Excerpted records:

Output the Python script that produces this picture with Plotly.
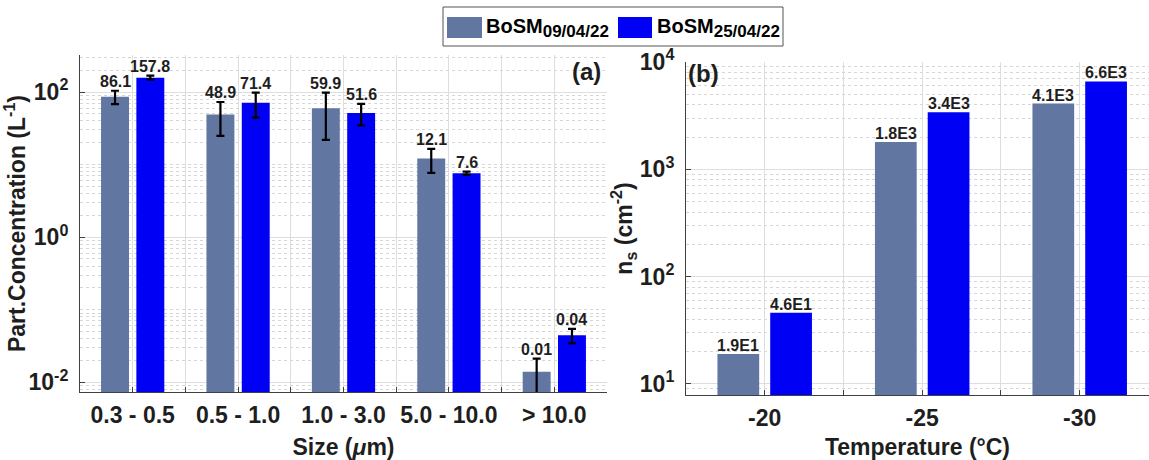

* * *

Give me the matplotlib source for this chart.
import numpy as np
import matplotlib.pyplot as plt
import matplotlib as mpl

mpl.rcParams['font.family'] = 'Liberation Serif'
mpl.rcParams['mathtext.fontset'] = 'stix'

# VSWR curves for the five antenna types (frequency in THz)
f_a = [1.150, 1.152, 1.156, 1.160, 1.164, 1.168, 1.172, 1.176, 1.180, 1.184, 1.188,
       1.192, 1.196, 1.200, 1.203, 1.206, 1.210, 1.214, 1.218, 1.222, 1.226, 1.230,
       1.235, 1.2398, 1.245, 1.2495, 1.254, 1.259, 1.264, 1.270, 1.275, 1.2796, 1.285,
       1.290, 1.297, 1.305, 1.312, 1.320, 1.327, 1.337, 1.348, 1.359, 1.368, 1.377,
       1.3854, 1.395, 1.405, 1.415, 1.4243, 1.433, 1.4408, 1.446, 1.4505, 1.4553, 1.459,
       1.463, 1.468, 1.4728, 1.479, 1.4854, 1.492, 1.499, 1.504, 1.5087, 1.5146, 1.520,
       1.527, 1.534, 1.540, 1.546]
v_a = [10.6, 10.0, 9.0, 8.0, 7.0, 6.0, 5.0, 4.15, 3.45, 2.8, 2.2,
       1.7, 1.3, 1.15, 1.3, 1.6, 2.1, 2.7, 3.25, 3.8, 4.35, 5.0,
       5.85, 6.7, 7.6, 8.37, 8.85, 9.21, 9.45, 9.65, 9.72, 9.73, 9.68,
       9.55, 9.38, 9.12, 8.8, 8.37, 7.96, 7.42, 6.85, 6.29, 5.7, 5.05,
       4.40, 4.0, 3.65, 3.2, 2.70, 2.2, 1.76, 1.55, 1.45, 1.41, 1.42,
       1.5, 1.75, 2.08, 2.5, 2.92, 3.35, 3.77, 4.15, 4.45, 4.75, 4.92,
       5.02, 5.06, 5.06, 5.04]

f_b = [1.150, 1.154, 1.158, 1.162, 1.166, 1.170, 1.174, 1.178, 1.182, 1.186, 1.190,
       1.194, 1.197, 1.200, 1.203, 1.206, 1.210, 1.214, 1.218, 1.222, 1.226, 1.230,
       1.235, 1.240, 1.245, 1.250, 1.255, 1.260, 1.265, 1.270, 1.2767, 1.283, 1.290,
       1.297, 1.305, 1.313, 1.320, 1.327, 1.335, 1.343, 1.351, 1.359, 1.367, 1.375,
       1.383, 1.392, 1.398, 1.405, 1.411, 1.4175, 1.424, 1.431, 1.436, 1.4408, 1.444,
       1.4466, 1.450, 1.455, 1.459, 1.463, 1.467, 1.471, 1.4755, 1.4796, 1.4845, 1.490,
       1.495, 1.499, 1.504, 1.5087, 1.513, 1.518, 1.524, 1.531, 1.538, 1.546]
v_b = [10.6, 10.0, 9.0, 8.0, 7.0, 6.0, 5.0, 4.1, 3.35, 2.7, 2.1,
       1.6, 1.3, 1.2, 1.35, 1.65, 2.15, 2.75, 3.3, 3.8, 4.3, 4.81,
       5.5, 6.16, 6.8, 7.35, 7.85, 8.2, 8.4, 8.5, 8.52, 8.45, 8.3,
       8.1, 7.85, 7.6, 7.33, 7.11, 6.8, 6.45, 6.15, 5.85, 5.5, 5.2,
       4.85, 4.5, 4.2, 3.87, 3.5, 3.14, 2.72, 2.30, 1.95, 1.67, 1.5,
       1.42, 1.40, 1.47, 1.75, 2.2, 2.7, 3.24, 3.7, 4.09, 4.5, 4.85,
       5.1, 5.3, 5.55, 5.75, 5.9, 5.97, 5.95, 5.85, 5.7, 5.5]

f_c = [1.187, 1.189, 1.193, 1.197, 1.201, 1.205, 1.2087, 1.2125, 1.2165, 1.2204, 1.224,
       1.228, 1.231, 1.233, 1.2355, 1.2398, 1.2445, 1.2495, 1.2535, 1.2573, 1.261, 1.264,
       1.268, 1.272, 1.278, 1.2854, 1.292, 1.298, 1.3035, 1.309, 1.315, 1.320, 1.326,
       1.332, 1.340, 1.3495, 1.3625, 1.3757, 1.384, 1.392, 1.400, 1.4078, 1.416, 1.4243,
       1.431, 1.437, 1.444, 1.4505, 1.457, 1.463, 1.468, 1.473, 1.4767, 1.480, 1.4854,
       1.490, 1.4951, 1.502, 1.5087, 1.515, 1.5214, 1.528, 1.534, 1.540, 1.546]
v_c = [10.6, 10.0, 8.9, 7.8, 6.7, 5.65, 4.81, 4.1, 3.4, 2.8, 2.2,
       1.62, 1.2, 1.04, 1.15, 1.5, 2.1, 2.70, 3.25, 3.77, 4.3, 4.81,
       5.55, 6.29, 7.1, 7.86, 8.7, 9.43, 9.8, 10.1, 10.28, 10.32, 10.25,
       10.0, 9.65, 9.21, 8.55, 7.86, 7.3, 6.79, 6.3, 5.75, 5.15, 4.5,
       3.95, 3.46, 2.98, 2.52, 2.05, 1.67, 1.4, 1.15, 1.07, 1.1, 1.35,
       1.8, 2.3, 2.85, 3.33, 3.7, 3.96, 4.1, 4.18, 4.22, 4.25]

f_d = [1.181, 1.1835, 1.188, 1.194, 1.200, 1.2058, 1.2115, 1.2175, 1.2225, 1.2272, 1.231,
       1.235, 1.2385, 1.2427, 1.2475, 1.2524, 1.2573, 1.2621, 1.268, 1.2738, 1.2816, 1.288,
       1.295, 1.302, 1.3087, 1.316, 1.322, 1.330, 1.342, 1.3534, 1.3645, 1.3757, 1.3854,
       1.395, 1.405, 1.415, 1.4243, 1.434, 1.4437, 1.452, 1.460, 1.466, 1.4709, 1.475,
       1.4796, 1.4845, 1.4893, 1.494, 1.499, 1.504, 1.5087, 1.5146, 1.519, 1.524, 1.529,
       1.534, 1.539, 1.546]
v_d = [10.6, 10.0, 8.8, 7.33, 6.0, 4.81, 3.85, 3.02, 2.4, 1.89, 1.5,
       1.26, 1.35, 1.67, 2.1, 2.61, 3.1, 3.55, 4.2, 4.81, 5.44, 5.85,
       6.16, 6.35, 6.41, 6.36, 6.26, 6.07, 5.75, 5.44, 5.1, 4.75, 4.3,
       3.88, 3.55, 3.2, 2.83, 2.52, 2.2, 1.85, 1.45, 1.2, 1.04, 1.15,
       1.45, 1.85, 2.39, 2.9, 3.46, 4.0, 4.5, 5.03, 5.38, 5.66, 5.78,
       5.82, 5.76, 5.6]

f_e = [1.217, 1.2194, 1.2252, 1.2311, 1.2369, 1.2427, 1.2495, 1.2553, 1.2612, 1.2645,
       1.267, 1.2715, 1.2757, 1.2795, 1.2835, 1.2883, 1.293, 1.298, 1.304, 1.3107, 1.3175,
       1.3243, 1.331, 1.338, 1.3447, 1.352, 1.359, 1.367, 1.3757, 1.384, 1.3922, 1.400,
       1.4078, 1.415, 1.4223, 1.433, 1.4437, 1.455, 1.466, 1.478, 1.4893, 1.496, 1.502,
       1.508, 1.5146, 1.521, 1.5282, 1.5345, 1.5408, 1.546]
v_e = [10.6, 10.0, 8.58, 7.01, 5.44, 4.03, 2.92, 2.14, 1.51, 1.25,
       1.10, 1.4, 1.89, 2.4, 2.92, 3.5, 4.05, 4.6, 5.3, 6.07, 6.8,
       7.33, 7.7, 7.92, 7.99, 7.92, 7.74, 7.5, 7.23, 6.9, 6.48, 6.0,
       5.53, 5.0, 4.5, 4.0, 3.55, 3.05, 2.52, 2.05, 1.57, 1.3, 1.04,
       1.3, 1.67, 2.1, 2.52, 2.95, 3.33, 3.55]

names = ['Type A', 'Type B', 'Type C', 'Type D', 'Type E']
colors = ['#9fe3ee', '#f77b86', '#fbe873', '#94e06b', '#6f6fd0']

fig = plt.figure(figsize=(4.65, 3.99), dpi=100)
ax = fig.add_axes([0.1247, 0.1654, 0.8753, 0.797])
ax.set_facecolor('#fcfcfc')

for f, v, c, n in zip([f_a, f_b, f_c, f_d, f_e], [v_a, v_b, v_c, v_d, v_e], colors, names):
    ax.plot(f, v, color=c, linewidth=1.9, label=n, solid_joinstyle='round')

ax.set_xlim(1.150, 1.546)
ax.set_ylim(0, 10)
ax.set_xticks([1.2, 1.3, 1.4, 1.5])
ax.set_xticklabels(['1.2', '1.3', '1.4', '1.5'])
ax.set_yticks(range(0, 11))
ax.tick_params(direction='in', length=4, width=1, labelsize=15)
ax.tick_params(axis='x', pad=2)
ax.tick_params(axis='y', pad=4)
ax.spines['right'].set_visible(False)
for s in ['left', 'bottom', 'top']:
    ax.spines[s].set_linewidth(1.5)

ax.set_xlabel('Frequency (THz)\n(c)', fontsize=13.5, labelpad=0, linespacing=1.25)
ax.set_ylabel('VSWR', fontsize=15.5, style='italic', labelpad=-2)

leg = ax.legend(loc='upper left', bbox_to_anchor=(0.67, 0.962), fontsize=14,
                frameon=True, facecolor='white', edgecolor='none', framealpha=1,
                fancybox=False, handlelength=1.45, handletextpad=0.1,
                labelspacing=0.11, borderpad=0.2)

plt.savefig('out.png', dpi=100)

Directions for this task:
Begin with the line containing "Give me the matplotlib source for this chart.", end with the line containing "mpl.rcParams['mathtext.fontset'] = 'stix'", and repeat every line in that stretch exactly.

Answer to the task:
Give me the matplotlib source for this chart.
import numpy as np
import matplotlib.pyplot as plt
import matplotlib as mpl

mpl.rcParams['font.family'] = 'Liberation Serif'
mpl.rcParams['mathtext.fontset'] = 'stix'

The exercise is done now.